## What you have to do
Reproduce the listing below in full and without alteration, apart from its pictures.

## Listed entries
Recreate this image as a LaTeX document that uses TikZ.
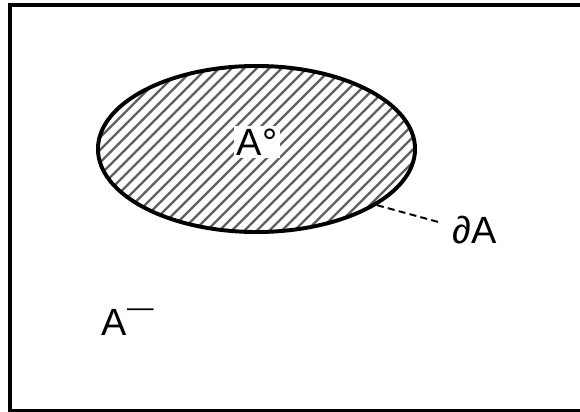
\documentclass[tikz,border=0pt]{standalone}
\usepackage{fontspec}
\setmainfont{Liberation Sans}
\usetikzlibrary{shapes.geometric}

\begin{document}
\begin{tikzpicture}[x=0.025cm, y=-0.025cm,
    lbl/.style={font=\fontsize{27}{30}\selectfont}]
  \useasboundingbox (0,0) rectangle (580,412);
  % outer frame
  \draw[line width=2.2pt] (10,5) rectangle (584,411);
  % the set A: hatched interior
  \coordinate (O) at (256.5,149);
  \begin{scope}
    \clip (O) ellipse (158.5 and 83);
    \foreach \c in {-100,-87.5,...,440}
      \draw[gray!75!black, line width=1.6pt] (\c,250) -- ++(220,-220);
  \end{scope}
  \node[ellipse, draw, line width=2.8pt, minimum width=7.925cm, minimum height=4.15cm,
        inner sep=0pt] (ell) at (O) {};

  \node[lbl, fill=white, inner sep=2pt] (int) at (257,142) {A°};
  \node[lbl] (bd) at (475,230) {∂A};
  \node[lbl] (cl) at (128,322) {A\textsuperscript{\raisebox{0.45ex}{—}}};

  \coordinate (tip) at (442,223);
  \draw[line width=1.4pt, dash pattern=on 5pt off 3pt] (ell.-25) -- (tip);
\end{tikzpicture}
\end{document}
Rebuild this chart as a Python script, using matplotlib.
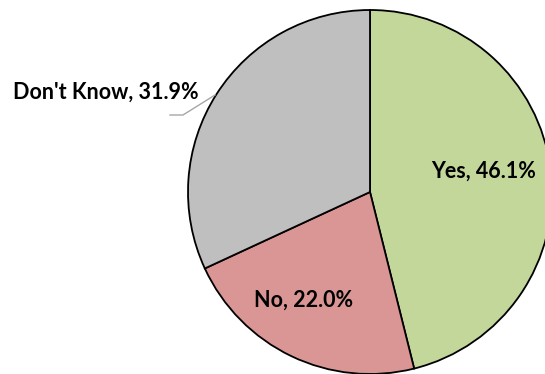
import matplotlib.pyplot as plt

# data
labels = ["Yes", "No", "Don't Know"]
shares = [46.1, 22.0, 31.9]
colors = ["#C4D79B", "#DA9694", "#BFBFBF"]

W, H = 545, 374
fig = plt.figure(figsize=(W / 100, H / 100), dpi=100)
ax = fig.add_axes([0, 0, 1, 1])

# pie centre / radius in pixel units (y measured from bottom)
cx, cy, r = 370, H - 192, 182
wedges, _ = ax.pie(shares, colors=colors, startangle=90, counterclock=False,
                   center=(cx, cy), radius=r,
                   wedgeprops=dict(edgecolor="black", linewidth=1.3))

ax.set_xlim(0, W)
ax.set_ylim(0, H)
ax.set_aspect("equal")
ax.axis("off")

txt = [f"{l}, {v:.1f}%" for l, v in zip(labels, shares)]
font = dict(fontsize=15.5, fontweight="bold", family=["Lato", "DejaVu Sans"])

ax.text(484, H - 171, txt[0], ha="center", va="center", **font)
ax.text(304, H - 300, txt[1], ha="center", va="center", **font)
ax.text(199, H - 92, txt[2], ha="right", va="center", **font)

# leader line for the outside label
ax.plot([170, 183, 215], [H - 115, H - 115, H - 95], color="#A6A6A6", lw=1)

fig.savefig("out.png", dpi=100)
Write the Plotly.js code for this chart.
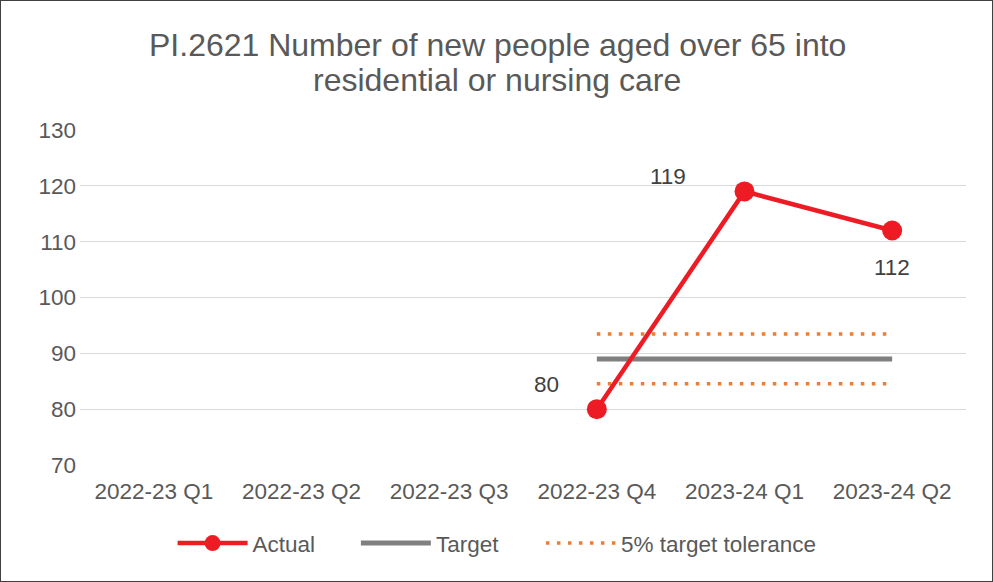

## Answer to this problem
Recreate this image as a LaTeX document that uses TikZ.
\documentclass[tikz,border=0pt]{standalone}
\usepackage{fontspec}
\setmainfont{Liberation Sans}
\usetikzlibrary{shapes.geometric}

\begin{document}
\begin{tikzpicture}[x=0.025cm, y=-0.025cm,
    lbl/.style={font=\fontsize{27}{30}\selectfont}]
  \useasboundingbox (0,0) rectangle (580,412);
  % outer frame
  \draw[line width=2.2pt] (10,5) rectangle (584,411);
  % the set A: hatched interior
  \coordinate (O) at (256.5,149);
  \begin{scope}
    \clip (O) ellipse (158.5 and 83);
    \foreach \c in {-100,-87.5,...,440}
      \draw[gray!75!black, line width=1.6pt] (\c,250) -- ++(220,-220);
  \end{scope}
  \node[ellipse, draw, line width=2.8pt, minimum width=7.925cm, minimum height=4.15cm,
        inner sep=0pt] (ell) at (O) {};

  \node[lbl, fill=white, inner sep=2pt] (int) at (257,142) {A°};
  \node[lbl] (bd) at (475,230) {∂A};
  \node[lbl] (cl) at (128,322) {A\textsuperscript{\raisebox{0.45ex}{—}}};

  \coordinate (tip) at (442,223);
  \draw[line width=1.4pt, dash pattern=on 5pt off 3pt] (ell.-25) -- (tip);
\end{tikzpicture}
\end{document}
Rebuild this chart as a Python script, using matplotlib.
import matplotlib.pyplot as plt

# data
labels = ["Yes", "No", "Don't Know"]
shares = [46.1, 22.0, 31.9]
colors = ["#C4D79B", "#DA9694", "#BFBFBF"]

W, H = 545, 374
fig = plt.figure(figsize=(W / 100, H / 100), dpi=100)
ax = fig.add_axes([0, 0, 1, 1])

# pie centre / radius in pixel units (y measured from bottom)
cx, cy, r = 370, H - 192, 182
wedges, _ = ax.pie(shares, colors=colors, startangle=90, counterclock=False,
                   center=(cx, cy), radius=r,
                   wedgeprops=dict(edgecolor="black", linewidth=1.3))

ax.set_xlim(0, W)
ax.set_ylim(0, H)
ax.set_aspect("equal")
ax.axis("off")

txt = [f"{l}, {v:.1f}%" for l, v in zip(labels, shares)]
font = dict(fontsize=15.5, fontweight="bold", family=["Lato", "DejaVu Sans"])

ax.text(484, H - 171, txt[0], ha="center", va="center", **font)
ax.text(304, H - 300, txt[1], ha="center", va="center", **font)
ax.text(199, H - 92, txt[2], ha="right", va="center", **font)

# leader line for the outside label
ax.plot([170, 183, 215], [H - 115, H - 115, H - 95], color="#A6A6A6", lw=1)

fig.savefig("out.png", dpi=100)
Write the Plotly.js code for this chart.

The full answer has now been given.